WHAT YOU WILL DO ->
Pictures stay out. Extract the lines below from the first one through the line with "import * as d3 from 'd3';", both included.

Source records

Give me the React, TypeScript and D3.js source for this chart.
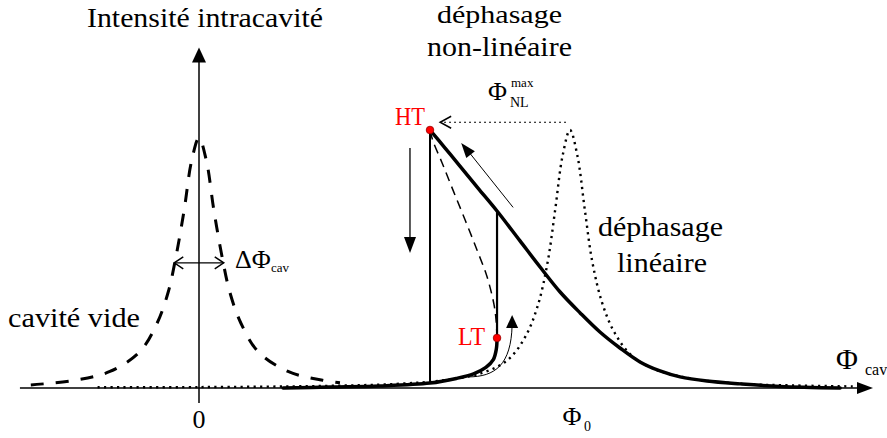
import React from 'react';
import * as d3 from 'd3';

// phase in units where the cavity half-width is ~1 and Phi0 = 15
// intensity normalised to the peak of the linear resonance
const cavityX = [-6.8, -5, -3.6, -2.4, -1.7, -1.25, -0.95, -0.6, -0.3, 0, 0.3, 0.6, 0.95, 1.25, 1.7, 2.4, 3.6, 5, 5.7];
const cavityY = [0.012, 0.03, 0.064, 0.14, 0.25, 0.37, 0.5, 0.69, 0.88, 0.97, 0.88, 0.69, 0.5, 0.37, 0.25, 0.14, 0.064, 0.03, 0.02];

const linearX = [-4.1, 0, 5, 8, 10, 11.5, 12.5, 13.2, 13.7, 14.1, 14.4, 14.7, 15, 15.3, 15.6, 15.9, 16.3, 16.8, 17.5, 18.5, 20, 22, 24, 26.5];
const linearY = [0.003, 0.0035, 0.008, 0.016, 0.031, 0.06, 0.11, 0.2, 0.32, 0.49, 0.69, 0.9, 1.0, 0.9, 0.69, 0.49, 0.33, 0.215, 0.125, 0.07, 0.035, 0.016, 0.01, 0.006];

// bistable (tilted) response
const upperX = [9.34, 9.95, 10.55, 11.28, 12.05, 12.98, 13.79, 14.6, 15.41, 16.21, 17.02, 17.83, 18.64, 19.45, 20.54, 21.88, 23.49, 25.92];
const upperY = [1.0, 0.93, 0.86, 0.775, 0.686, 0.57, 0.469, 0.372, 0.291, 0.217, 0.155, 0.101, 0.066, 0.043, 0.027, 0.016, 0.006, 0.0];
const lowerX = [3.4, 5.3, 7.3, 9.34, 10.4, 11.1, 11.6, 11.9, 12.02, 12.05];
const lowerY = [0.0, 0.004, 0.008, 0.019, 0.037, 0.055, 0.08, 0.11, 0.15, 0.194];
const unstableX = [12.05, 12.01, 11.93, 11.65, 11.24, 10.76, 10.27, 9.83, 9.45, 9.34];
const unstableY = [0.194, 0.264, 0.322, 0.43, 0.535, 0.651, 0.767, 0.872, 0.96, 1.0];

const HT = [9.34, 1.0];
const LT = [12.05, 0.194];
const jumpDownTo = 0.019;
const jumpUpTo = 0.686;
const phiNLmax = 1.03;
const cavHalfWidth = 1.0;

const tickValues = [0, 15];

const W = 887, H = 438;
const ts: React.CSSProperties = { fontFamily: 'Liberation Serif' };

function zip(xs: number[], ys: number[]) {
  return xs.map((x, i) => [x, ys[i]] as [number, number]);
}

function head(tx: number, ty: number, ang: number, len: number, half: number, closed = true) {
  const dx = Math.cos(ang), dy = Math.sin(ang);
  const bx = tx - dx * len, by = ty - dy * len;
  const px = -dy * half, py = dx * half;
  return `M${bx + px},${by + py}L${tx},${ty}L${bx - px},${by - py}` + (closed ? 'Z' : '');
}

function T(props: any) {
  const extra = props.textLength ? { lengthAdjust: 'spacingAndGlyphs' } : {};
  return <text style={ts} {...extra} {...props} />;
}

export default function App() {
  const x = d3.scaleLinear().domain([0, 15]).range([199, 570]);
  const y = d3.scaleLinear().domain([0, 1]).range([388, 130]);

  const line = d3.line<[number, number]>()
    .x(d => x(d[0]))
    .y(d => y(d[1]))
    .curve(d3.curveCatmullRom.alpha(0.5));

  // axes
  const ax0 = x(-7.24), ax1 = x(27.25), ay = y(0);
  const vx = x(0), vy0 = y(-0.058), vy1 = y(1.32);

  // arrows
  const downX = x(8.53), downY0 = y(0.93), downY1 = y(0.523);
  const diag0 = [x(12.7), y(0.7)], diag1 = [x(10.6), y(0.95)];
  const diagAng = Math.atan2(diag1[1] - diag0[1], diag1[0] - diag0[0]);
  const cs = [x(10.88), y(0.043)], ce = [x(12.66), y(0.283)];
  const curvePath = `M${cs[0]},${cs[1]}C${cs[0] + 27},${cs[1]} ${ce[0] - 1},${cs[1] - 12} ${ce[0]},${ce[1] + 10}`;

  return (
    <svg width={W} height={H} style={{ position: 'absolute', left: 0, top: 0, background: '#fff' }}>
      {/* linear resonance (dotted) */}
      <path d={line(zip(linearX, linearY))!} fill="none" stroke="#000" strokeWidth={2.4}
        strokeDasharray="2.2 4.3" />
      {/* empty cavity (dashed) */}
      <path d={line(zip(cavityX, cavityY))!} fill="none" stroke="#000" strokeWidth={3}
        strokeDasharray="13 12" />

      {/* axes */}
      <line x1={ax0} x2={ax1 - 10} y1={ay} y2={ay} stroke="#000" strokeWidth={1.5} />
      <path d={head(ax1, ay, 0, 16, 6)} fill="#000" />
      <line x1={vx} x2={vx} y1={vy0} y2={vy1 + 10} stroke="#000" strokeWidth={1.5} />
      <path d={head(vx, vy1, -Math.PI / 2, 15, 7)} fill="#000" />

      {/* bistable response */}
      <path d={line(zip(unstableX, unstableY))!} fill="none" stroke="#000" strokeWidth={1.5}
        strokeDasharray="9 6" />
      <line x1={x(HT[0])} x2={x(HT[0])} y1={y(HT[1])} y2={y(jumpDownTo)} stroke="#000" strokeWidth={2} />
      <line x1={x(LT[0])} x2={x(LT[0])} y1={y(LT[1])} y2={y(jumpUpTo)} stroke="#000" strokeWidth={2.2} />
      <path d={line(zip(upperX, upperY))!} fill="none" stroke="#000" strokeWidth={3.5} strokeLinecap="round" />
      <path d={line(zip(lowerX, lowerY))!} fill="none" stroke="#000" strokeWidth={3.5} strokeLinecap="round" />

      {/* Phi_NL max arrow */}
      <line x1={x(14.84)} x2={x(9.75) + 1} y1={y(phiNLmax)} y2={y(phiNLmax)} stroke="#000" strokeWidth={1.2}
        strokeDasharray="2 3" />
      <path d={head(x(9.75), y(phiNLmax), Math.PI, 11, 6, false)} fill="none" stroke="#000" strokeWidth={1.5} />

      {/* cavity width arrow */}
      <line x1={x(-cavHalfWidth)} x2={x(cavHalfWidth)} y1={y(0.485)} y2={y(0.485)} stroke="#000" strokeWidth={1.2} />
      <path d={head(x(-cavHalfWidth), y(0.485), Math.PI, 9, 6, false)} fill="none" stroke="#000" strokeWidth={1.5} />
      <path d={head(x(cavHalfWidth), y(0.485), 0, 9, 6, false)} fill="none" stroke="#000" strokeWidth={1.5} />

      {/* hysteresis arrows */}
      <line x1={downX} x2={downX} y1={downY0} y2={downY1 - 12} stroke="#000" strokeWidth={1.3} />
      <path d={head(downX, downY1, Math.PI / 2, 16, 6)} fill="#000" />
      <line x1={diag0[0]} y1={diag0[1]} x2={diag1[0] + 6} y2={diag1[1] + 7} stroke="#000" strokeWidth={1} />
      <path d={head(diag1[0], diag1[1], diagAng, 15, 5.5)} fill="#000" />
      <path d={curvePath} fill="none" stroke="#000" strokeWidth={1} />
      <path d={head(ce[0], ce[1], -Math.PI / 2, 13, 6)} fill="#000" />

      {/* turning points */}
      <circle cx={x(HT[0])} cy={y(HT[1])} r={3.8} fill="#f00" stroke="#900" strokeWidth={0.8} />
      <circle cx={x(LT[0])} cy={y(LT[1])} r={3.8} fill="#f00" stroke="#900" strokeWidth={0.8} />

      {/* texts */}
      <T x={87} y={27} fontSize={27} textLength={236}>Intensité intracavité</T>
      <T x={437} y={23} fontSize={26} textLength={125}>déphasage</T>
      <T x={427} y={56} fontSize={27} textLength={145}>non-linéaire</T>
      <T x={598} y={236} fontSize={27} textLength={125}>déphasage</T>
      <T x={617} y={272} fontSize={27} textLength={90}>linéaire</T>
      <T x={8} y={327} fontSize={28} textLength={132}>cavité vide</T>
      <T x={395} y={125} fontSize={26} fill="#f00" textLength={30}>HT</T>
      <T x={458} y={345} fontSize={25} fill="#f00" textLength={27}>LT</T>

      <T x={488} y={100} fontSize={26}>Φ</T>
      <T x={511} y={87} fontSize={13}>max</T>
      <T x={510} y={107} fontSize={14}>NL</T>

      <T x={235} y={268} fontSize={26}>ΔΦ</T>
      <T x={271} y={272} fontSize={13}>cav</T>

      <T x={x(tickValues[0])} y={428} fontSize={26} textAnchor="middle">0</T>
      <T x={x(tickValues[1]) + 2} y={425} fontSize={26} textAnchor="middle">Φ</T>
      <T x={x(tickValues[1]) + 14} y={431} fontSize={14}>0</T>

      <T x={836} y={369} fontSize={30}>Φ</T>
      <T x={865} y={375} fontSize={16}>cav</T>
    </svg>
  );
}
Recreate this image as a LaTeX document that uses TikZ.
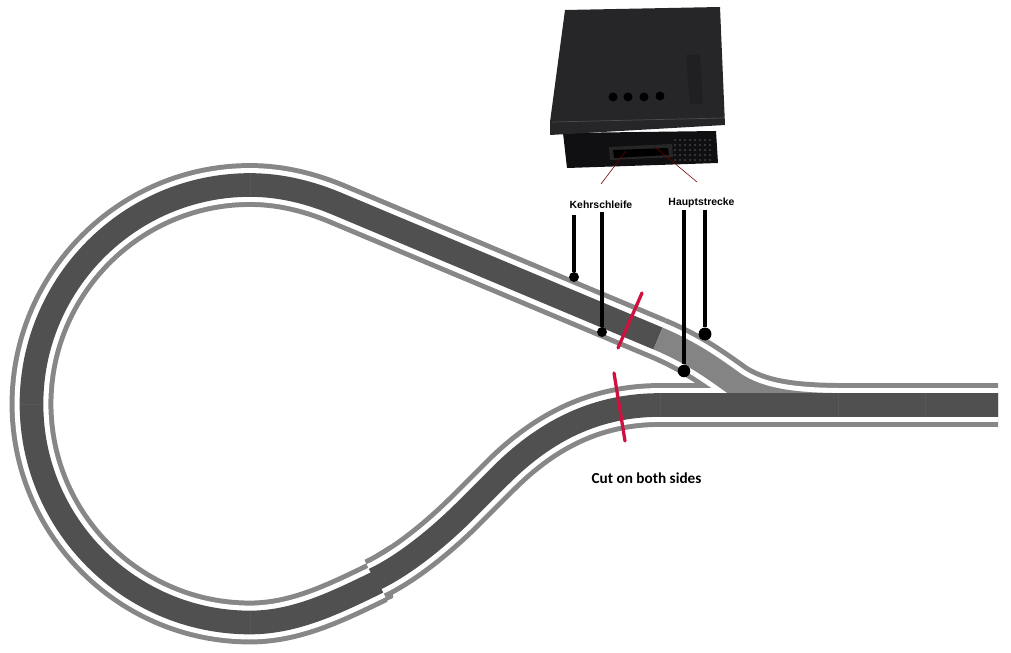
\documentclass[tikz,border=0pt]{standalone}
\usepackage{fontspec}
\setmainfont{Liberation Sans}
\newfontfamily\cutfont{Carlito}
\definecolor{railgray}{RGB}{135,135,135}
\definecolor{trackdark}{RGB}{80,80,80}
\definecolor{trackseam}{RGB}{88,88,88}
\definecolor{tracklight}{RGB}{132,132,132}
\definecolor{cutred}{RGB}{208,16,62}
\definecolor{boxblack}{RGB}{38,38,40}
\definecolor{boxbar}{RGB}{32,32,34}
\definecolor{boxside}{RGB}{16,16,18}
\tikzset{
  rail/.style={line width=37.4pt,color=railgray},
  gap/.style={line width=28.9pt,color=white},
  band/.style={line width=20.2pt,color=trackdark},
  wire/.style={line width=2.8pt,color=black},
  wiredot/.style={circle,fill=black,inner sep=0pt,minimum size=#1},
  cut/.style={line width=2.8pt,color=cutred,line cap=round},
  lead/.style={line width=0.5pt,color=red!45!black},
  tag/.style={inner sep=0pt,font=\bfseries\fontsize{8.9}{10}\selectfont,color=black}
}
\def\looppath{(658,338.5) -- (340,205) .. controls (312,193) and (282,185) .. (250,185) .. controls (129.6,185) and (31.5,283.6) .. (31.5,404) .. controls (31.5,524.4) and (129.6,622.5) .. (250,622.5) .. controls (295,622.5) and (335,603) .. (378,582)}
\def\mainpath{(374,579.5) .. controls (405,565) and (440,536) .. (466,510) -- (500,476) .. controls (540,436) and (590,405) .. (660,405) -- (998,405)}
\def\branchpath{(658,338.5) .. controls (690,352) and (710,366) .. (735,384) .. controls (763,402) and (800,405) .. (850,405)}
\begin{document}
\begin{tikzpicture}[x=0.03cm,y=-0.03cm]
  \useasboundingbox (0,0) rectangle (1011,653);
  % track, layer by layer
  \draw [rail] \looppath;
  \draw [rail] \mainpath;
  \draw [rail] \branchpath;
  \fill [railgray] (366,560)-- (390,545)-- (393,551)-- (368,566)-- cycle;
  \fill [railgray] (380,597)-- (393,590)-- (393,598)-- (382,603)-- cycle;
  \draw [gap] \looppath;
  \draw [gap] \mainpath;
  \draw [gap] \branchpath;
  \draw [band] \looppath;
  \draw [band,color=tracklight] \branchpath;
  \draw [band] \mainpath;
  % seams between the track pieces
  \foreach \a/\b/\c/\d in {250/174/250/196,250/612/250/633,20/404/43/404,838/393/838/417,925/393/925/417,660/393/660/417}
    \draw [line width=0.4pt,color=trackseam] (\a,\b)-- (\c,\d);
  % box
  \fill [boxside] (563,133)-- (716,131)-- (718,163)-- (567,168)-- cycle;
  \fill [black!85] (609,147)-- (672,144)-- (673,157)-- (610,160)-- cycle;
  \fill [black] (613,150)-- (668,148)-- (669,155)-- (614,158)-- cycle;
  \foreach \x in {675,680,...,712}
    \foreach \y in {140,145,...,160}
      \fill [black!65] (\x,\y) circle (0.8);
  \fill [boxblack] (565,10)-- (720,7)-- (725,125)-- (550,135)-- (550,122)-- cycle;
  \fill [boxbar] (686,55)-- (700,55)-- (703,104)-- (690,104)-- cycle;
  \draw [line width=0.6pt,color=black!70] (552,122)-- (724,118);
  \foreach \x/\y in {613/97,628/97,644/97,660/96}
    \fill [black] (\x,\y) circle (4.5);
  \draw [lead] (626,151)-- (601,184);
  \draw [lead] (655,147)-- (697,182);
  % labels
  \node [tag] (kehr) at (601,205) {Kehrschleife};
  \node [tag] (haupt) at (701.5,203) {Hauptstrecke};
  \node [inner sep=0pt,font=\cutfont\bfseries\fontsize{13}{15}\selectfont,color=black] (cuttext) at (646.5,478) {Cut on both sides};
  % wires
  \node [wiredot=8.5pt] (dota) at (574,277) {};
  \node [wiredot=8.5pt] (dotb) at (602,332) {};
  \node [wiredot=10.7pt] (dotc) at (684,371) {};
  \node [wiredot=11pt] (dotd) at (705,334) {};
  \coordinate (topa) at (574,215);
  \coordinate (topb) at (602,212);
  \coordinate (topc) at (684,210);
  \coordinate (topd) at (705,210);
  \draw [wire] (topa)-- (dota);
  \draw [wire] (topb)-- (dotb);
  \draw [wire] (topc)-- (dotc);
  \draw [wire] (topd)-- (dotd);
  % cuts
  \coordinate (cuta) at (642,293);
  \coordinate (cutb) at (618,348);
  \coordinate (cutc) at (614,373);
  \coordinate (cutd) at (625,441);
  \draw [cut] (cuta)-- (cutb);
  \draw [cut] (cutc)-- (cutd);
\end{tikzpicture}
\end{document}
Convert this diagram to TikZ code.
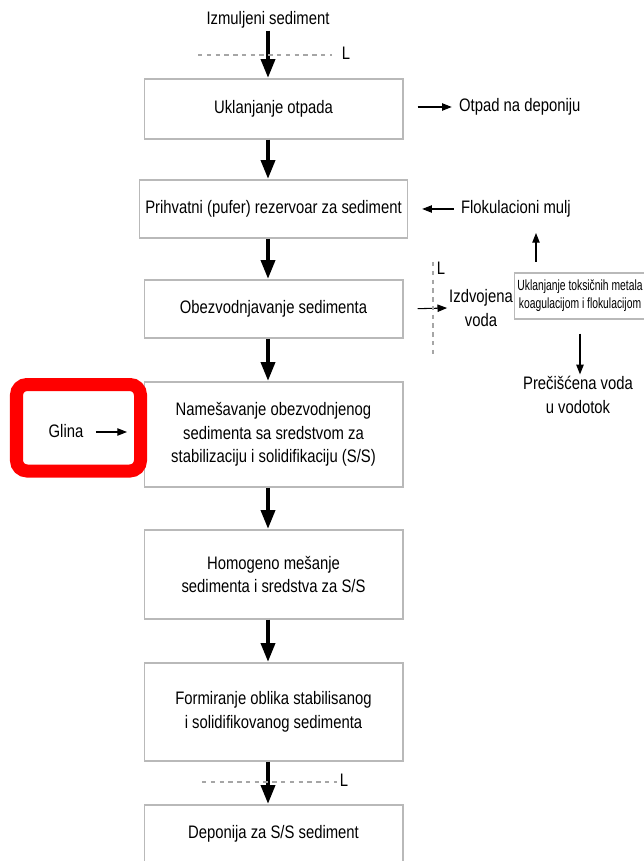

RESPONSE TO THIS EXERCISE ->
Give me the React, TypeScript and D3.js source for this chart.
import React from 'react';
import * as d3 from 'd3';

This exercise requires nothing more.